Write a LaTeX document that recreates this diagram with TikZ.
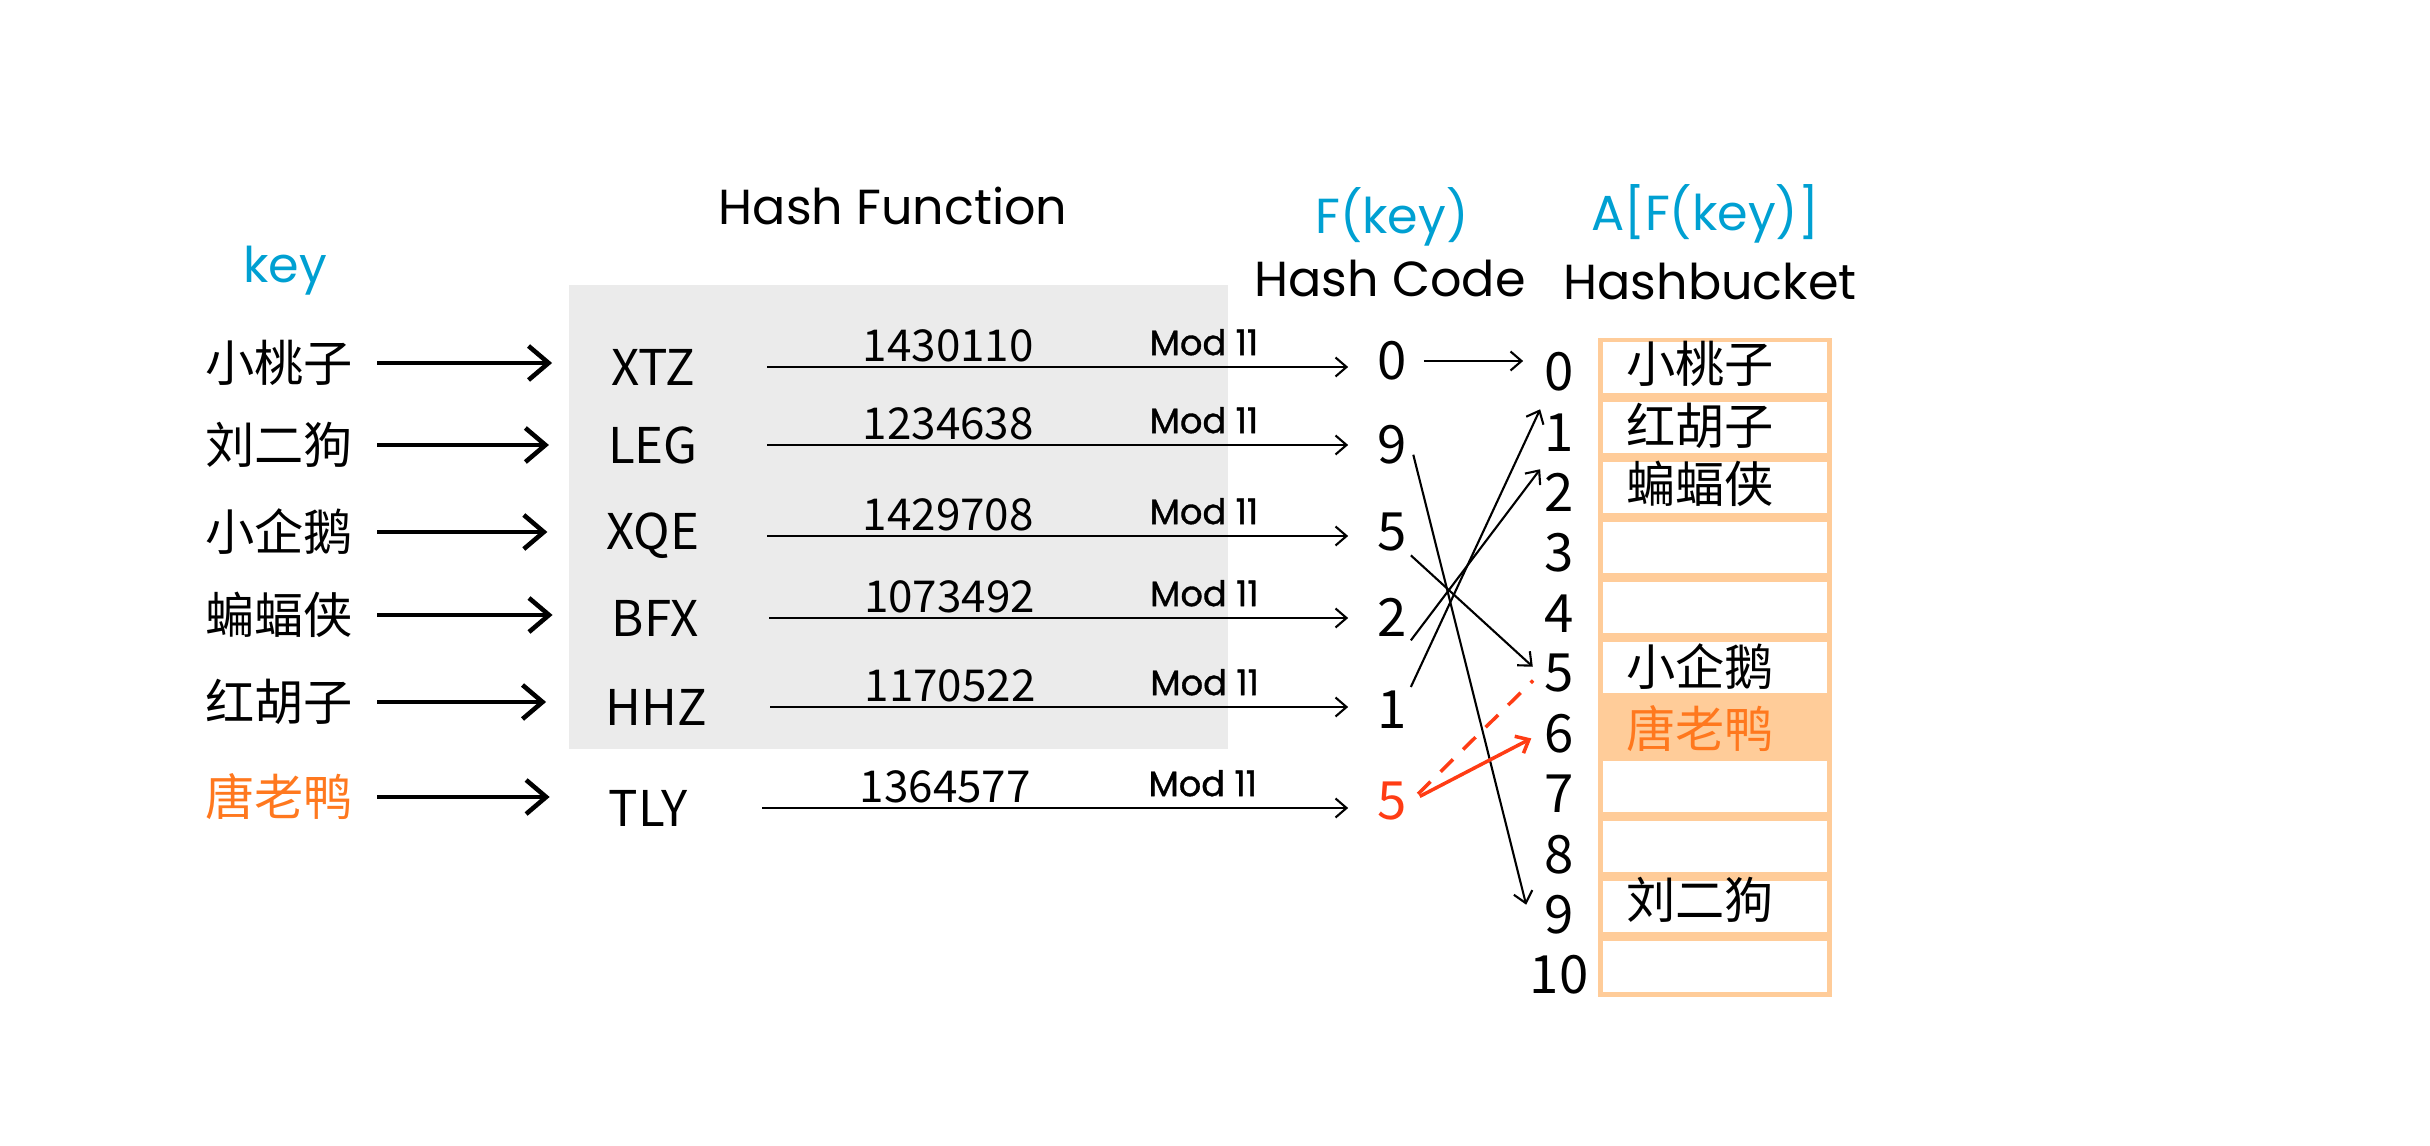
\documentclass[tikz,border=0pt]{standalone}
\usepackage{fontspec}
\setmainfont{Poppins}
\newfontfamily\cjk{Noto Sans CJK SC}
\newfontfamily\modfont[FakeBold=1]{Poppins}
\usepackage{xcolor}
\usepackage{tikz}
\usetikzlibrary{arrows.meta}

\definecolor{keyblue}{RGB}{0,160,210}
\definecolor{duckorange}{RGB}{255,120,30}
\definecolor{codered}{RGB}{255,60,20}
\definecolor{bucketpeach}{RGB}{255,204,153}
\definecolor{fngray}{RGB}{235,235,235}

\begin{document}
\begin{tikzpicture}[x=0.01cm, y=-0.01cm,
  head/.style={font=\fontsize{14}{16}\selectfont},
  bhead/.style={head, text=keyblue},
  person/.style={font=\cjk\fontsize{14}{16}\selectfont, inner sep=1pt},
  keycode/.style={font=\cjk\fontsize{14}{16}\selectfont, inner sep=1pt},
  num/.style={font=\cjk\fontsize{12.5}{14}\selectfont, inner sep=1pt},
  mod/.style={font=\modfont\fontsize{10}{12}\selectfont, inner sep=3pt},
  digit/.style={font=\cjk\fontsize{15}{17}\selectfont, inner sep=1pt},
  keyarr/.style={-{Straight Barb[length=2mm,width=3.4mm]}, line width=1.3pt, shorten <=0.2cm, shorten >=0.55cm},
  fnarr/.style={-{Straight Barb[length=1.1mm,width=1.9mm]}, line width=.6pt}]
\useasboundingbox (0,0) rectangle (2430,1146);
\fill[fngray] (569,285) rectangle (1228,749);

% headers
\node[head] (hfn) at (893,206) {Hash Function};
\node[bhead] (hkey) at (285,271) {key};
\node[bhead] (hf) at (1392,217) {F(key)};
\node[head] (hcode) at (1390,279) {Hash Code};
\node[bhead] (ha) at (1705,214) {A[F(key)]};
\node[head] (hbucket) at (1710,282) {Hashbucket};

% keys
\node[person] (k1) at (279,363) {小桃子};
\node[person] (k2) at (279,445) {刘二狗};
\node[person] (k3) at (279,532) {小企鹅};
\node[person] (k4) at (279,615) {蝙蝠侠};
\node[person] (k5) at (279,702) {红胡子};
\node[person, text=duckorange] (k6) at (279,797) {唐老鸭};

% codes
\node[keycode] (c1) at (653,367) {XTZ};
\node[keycode] (c2) at (653,445) {LEG};
\node[keycode] (c3) at (653,536) {XQE};
\node[keycode] (c4) at (655,618) {BFX};
\node[keycode] (c5) at (656,707) {HHZ};
\node[keycode] (c6) at (648,808) {TLY};

% hash codes
\node[digit] (h1) at (1392,361) {0};
\node[digit] (h2) at (1392,445) {9};
\node[digit] (h3) at (1392,532) {5};
\node[digit] (h4) at (1392,617) {2};
\node[digit] (h5) at (1392,710) {1};
\node[digit, text=codered] (h6) at (1392,801) {5};

\draw[keyarr] (k1.east) -- (k1.east -| c1.west);
\draw[keyarr] (k2.east) -- (k2.east -| c2.west);
\draw[keyarr] (k3.east) -- (k3.east -| c3.west);
\draw[keyarr] (k4.east) -- (k4.east -| c4.west);
\draw[keyarr] (k5.east) -- (k5.east -| c5.west);
\draw[keyarr] (k6.east) -- (k6.east -| c6.west);

\draw[fnarr, shorten <=1.14cm, shorten >=0.25cm] (c1.center) -- node[num, pos=.41, above]{1430110} node[mod, pos=.765, above]{Mod 11} (c1.center -| h1.west);
\draw[fnarr, shorten <=1.14cm, shorten >=0.25cm] (c2.center) -- node[num, pos=.41, above]{1234638} node[mod, pos=.765, above]{Mod 11} (c2.center -| h2.west);
\draw[fnarr, shorten <=1.14cm, shorten >=0.25cm] (c3.center) -- node[num, pos=.41, above]{1429708} node[mod, pos=.765, above]{Mod 11} (c3.center -| h3.west);
\draw[fnarr, shorten <=1.14cm, shorten >=0.25cm] (c4.center) -- node[num, pos=.41, above]{1073492} node[mod, pos=.765, above]{Mod 11} (c4.center -| h4.west);
\draw[fnarr, shorten <=1.14cm, shorten >=0.25cm] (c5.center) -- node[num, pos=.41, above]{1170522} node[mod, pos=.765, above]{Mod 11} (c5.center -| h5.west);
\draw[fnarr, shorten <=1.14cm, shorten >=0.25cm] (c6.center) -- node[num, pos=.41, above]{1364577} node[mod, pos=.765, above]{Mod 11} (c6.center -| h6.west);

% bucket
\fill[bucketpeach] (1598,338) rectangle (1832,997);
\foreach \i in {0,...,10} {
  \ifnum\i=6 \else
    \fill[white] (1603,{338+59.9*\i+4}) rectangle (1827,{338+59.9*\i+55});
  \fi
  \node[digit] (i\i) at (1559,{372+60.3*\i}) {\i};
}
\node[person] (b0) at (1700,364) {小桃子};
\node[person] (b1) at (1700,426) {红胡子};
\node[person] (b2) at (1700,484) {蝙蝠侠};
\node[person] (b5) at (1700,667) {小企鹅};
\node[person, text=duckorange] (b6) at (1700,729) {唐老鸭};
\node[person] (b9) at (1700,900) {刘二狗};

% hash code -> bucket index
\draw[fnarr, shorten <=0.13cm, shorten >=0.17cm] (h1.east) -- (h1.east -| i0.west);
\draw[fnarr, shorten <=0.1cm] (h2.east) -- ([xshift=-0.14cm, yshift=0.1cm]i9.west);
\draw[fnarr, shorten >=0.1cm] (h3.south east) -- (i5.west);
\draw[fnarr] (h4.south east) -- (i2.north west);
\draw[fnarr] (h5.north east) -- (i1.north west);
\draw[fnarr, codered, line width=1pt, shorten <=0.1cm, shorten >=0.1cm] (h6.east) -- (i6.west);
\draw[codered, line width=1pt, dash pattern=on 5pt off 4pt, shorten <=0.1cm, shorten >=0.1cm] (h6.east) -- (i5.west);
\end{tikzpicture}
\end{document}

___

:: What this task involves ::
Quote, exactly and only, the lines from the first line of the data above through the line containing "(hbucket) at (1710,282)". The pictures do not belong in it.

:: Full solution ::
Write a LaTeX document that recreates this diagram with TikZ.
\documentclass[tikz,border=0pt]{standalone}
\usepackage{fontspec}
\setmainfont{Poppins}
\newfontfamily\cjk{Noto Sans CJK SC}
\newfontfamily\modfont[FakeBold=1]{Poppins}
\usepackage{xcolor}
\usepackage{tikz}
\usetikzlibrary{arrows.meta}

\definecolor{keyblue}{RGB}{0,160,210}
\definecolor{duckorange}{RGB}{255,120,30}
\definecolor{codered}{RGB}{255,60,20}
\definecolor{bucketpeach}{RGB}{255,204,153}
\definecolor{fngray}{RGB}{235,235,235}

\begin{document}
\begin{tikzpicture}[x=0.01cm, y=-0.01cm,
  head/.style={font=\fontsize{14}{16}\selectfont},
  bhead/.style={head, text=keyblue},
  person/.style={font=\cjk\fontsize{14}{16}\selectfont, inner sep=1pt},
  keycode/.style={font=\cjk\fontsize{14}{16}\selectfont, inner sep=1pt},
  num/.style={font=\cjk\fontsize{12.5}{14}\selectfont, inner sep=1pt},
  mod/.style={font=\modfont\fontsize{10}{12}\selectfont, inner sep=3pt},
  digit/.style={font=\cjk\fontsize{15}{17}\selectfont, inner sep=1pt},
  keyarr/.style={-{Straight Barb[length=2mm,width=3.4mm]}, line width=1.3pt, shorten <=0.2cm, shorten >=0.55cm},
  fnarr/.style={-{Straight Barb[length=1.1mm,width=1.9mm]}, line width=.6pt}]
\useasboundingbox (0,0) rectangle (2430,1146);
\fill[fngray] (569,285) rectangle (1228,749);

% headers
\node[head] (hfn) at (893,206) {Hash Function};
\node[bhead] (hkey) at (285,271) {key};
\node[bhead] (hf) at (1392,217) {F(key)};
\node[head] (hcode) at (1390,279) {Hash Code};
\node[bhead] (ha) at (1705,214) {A[F(key)]};
\node[head] (hbucket) at (1710,282) {Hashbucket};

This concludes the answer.